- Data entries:
-- BEGIN --
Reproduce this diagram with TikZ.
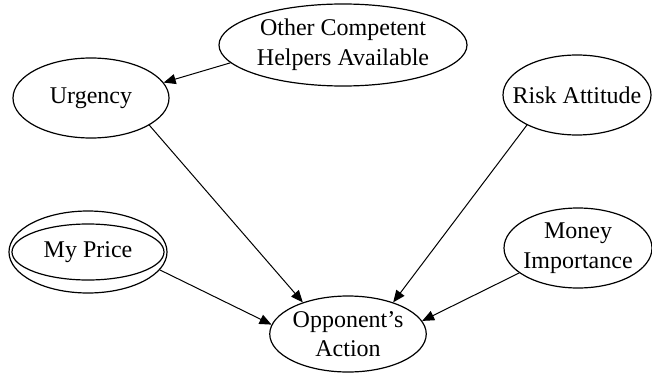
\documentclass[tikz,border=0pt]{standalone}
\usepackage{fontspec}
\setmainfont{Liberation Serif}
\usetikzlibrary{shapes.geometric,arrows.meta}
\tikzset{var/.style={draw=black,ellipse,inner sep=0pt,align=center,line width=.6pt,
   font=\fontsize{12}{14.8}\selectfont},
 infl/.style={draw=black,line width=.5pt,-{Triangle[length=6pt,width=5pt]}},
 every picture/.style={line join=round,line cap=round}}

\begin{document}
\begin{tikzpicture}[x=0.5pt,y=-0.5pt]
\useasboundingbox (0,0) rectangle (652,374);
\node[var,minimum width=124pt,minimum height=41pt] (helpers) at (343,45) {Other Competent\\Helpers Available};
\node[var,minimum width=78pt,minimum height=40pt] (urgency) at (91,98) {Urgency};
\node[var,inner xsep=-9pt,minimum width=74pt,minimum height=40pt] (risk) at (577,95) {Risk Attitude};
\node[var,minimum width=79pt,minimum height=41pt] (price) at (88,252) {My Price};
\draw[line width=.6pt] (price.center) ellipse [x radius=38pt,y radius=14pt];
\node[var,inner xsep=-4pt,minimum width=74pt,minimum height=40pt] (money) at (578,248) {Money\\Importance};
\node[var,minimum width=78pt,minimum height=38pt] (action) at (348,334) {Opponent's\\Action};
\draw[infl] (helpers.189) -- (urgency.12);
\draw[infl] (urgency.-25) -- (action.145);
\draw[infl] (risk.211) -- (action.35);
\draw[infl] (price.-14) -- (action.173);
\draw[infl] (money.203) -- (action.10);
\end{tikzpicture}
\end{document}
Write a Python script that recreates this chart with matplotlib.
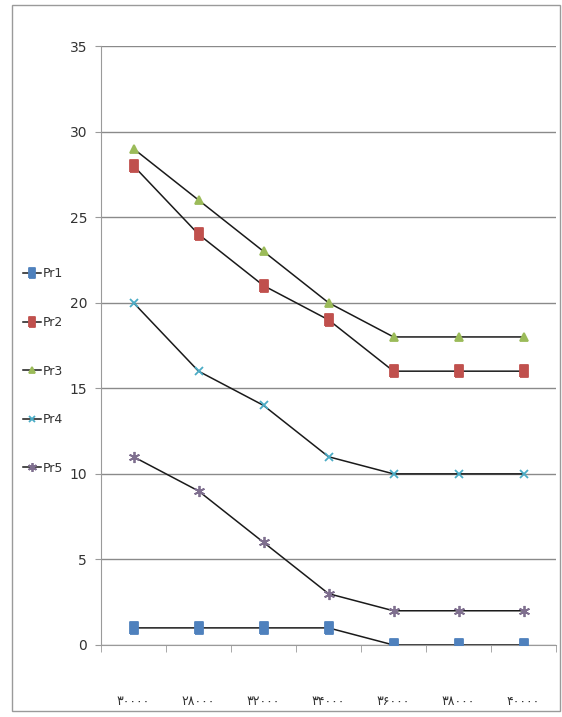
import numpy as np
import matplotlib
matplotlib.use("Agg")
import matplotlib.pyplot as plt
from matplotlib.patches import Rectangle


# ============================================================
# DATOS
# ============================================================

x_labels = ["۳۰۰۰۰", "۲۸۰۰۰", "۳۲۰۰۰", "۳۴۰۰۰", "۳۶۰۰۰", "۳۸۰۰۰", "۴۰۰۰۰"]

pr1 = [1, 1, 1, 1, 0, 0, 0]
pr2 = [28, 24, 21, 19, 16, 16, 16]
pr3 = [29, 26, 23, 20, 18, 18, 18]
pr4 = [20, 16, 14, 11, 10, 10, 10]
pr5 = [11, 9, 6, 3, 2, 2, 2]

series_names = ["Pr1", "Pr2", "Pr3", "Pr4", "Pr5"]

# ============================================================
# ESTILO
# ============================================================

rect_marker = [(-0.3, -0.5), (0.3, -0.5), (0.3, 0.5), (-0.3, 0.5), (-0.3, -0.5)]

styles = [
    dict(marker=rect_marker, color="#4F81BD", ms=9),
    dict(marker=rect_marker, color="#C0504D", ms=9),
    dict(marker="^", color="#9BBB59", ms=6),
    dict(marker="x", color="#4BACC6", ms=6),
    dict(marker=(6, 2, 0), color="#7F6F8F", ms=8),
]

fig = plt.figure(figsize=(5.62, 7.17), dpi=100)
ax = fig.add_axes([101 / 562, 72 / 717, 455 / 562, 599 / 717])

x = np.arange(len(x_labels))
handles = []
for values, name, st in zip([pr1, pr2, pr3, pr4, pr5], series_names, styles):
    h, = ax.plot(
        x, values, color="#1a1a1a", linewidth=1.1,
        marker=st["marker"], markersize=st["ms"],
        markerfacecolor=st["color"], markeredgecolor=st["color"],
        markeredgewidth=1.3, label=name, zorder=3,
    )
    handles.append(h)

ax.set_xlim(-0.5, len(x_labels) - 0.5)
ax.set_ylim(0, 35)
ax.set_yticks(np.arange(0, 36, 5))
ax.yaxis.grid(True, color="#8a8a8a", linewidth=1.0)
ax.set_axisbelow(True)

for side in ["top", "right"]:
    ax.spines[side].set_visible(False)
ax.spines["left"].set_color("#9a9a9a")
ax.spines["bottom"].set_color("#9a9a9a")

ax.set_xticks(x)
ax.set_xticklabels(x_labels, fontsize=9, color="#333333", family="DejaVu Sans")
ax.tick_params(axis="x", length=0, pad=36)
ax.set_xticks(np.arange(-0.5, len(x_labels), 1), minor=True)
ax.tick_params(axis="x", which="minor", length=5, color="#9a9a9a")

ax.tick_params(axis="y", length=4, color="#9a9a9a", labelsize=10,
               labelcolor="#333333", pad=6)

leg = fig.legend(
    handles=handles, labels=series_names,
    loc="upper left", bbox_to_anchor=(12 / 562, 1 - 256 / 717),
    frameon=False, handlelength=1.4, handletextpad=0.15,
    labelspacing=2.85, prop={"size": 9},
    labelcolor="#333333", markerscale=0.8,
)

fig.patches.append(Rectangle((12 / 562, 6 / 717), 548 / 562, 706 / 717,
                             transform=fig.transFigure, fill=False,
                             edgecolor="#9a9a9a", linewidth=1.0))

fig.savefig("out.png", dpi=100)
-- END --
- Exercise description: Reproduce the entries above exactly. Do not include the images.

- Response to the exercise:
Reproduce this diagram with TikZ.
\documentclass[tikz,border=0pt]{standalone}
\usepackage{fontspec}
\setmainfont{Liberation Serif}
\usetikzlibrary{shapes.geometric,arrows.meta}
\tikzset{var/.style={draw=black,ellipse,inner sep=0pt,align=center,line width=.6pt,
   font=\fontsize{12}{14.8}\selectfont},
 infl/.style={draw=black,line width=.5pt,-{Triangle[length=6pt,width=5pt]}},
 every picture/.style={line join=round,line cap=round}}

\begin{document}
\begin{tikzpicture}[x=0.5pt,y=-0.5pt]
\useasboundingbox (0,0) rectangle (652,374);
\node[var,minimum width=124pt,minimum height=41pt] (helpers) at (343,45) {Other Competent\\Helpers Available};
\node[var,minimum width=78pt,minimum height=40pt] (urgency) at (91,98) {Urgency};
\node[var,inner xsep=-9pt,minimum width=74pt,minimum height=40pt] (risk) at (577,95) {Risk Attitude};
\node[var,minimum width=79pt,minimum height=41pt] (price) at (88,252) {My Price};
\draw[line width=.6pt] (price.center) ellipse [x radius=38pt,y radius=14pt];
\node[var,inner xsep=-4pt,minimum width=74pt,minimum height=40pt] (money) at (578,248) {Money\\Importance};
\node[var,minimum width=78pt,minimum height=38pt] (action) at (348,334) {Opponent's\\Action};
\draw[infl] (helpers.189) -- (urgency.12);
\draw[infl] (urgency.-25) -- (action.145);
\draw[infl] (risk.211) -- (action.35);
\draw[infl] (price.-14) -- (action.173);
\draw[infl] (money.203) -- (action.10);
\end{tikzpicture}
\end{document}
Write a Python script that recreates this chart with matplotlib.
import numpy as np
import matplotlib
matplotlib.use("Agg")
import matplotlib.pyplot as plt
from matplotlib.patches import Rectangle


# ============================================================
# DATOS
# ============================================================

x_labels = ["۳۰۰۰۰", "۲۸۰۰۰", "۳۲۰۰۰", "۳۴۰۰۰", "۳۶۰۰۰", "۳۸۰۰۰", "۴۰۰۰۰"]

pr1 = [1, 1, 1, 1, 0, 0, 0]
pr2 = [28, 24, 21, 19, 16, 16, 16]
pr3 = [29, 26, 23, 20, 18, 18, 18]
pr4 = [20, 16, 14, 11, 10, 10, 10]
pr5 = [11, 9, 6, 3, 2, 2, 2]

series_names = ["Pr1", "Pr2", "Pr3", "Pr4", "Pr5"]

# ============================================================
# ESTILO
# ============================================================

rect_marker = [(-0.3, -0.5), (0.3, -0.5), (0.3, 0.5), (-0.3, 0.5), (-0.3, -0.5)]

styles = [
    dict(marker=rect_marker, color="#4F81BD", ms=9),
    dict(marker=rect_marker, color="#C0504D", ms=9),
    dict(marker="^", color="#9BBB59", ms=6),
    dict(marker="x", color="#4BACC6", ms=6),
    dict(marker=(6, 2, 0), color="#7F6F8F", ms=8),
]

fig = plt.figure(figsize=(5.62, 7.17), dpi=100)
ax = fig.add_axes([101 / 562, 72 / 717, 455 / 562, 599 / 717])

x = np.arange(len(x_labels))
handles = []
for values, name, st in zip([pr1, pr2, pr3, pr4, pr5], series_names, styles):
    h, = ax.plot(
        x, values, color="#1a1a1a", linewidth=1.1,
        marker=st["marker"], markersize=st["ms"],
        markerfacecolor=st["color"], markeredgecolor=st["color"],
        markeredgewidth=1.3, label=name, zorder=3,
    )
    handles.append(h)

ax.set_xlim(-0.5, len(x_labels) - 0.5)
ax.set_ylim(0, 35)
ax.set_yticks(np.arange(0, 36, 5))
ax.yaxis.grid(True, color="#8a8a8a", linewidth=1.0)
ax.set_axisbelow(True)

for side in ["top", "right"]:
    ax.spines[side].set_visible(False)
ax.spines["left"].set_color("#9a9a9a")
ax.spines["bottom"].set_color("#9a9a9a")

ax.set_xticks(x)
ax.set_xticklabels(x_labels, fontsize=9, color="#333333", family="DejaVu Sans")
ax.tick_params(axis="x", length=0, pad=36)
ax.set_xticks(np.arange(-0.5, len(x_labels), 1), minor=True)
ax.tick_params(axis="x", which="minor", length=5, color="#9a9a9a")

ax.tick_params(axis="y", length=4, color="#9a9a9a", labelsize=10,
               labelcolor="#333333", pad=6)

leg = fig.legend(
    handles=handles, labels=series_names,
    loc="upper left", bbox_to_anchor=(12 / 562, 1 - 256 / 717),
    frameon=False, handlelength=1.4, handletextpad=0.15,
    labelspacing=2.85, prop={"size": 9},
    labelcolor="#333333", markerscale=0.8,
)

fig.patches.append(Rectangle((12 / 562, 6 / 717), 548 / 562, 706 / 717,
                             transform=fig.transFigure, fill=False,
                             edgecolor="#9a9a9a", linewidth=1.0))

fig.savefig("out.png", dpi=100)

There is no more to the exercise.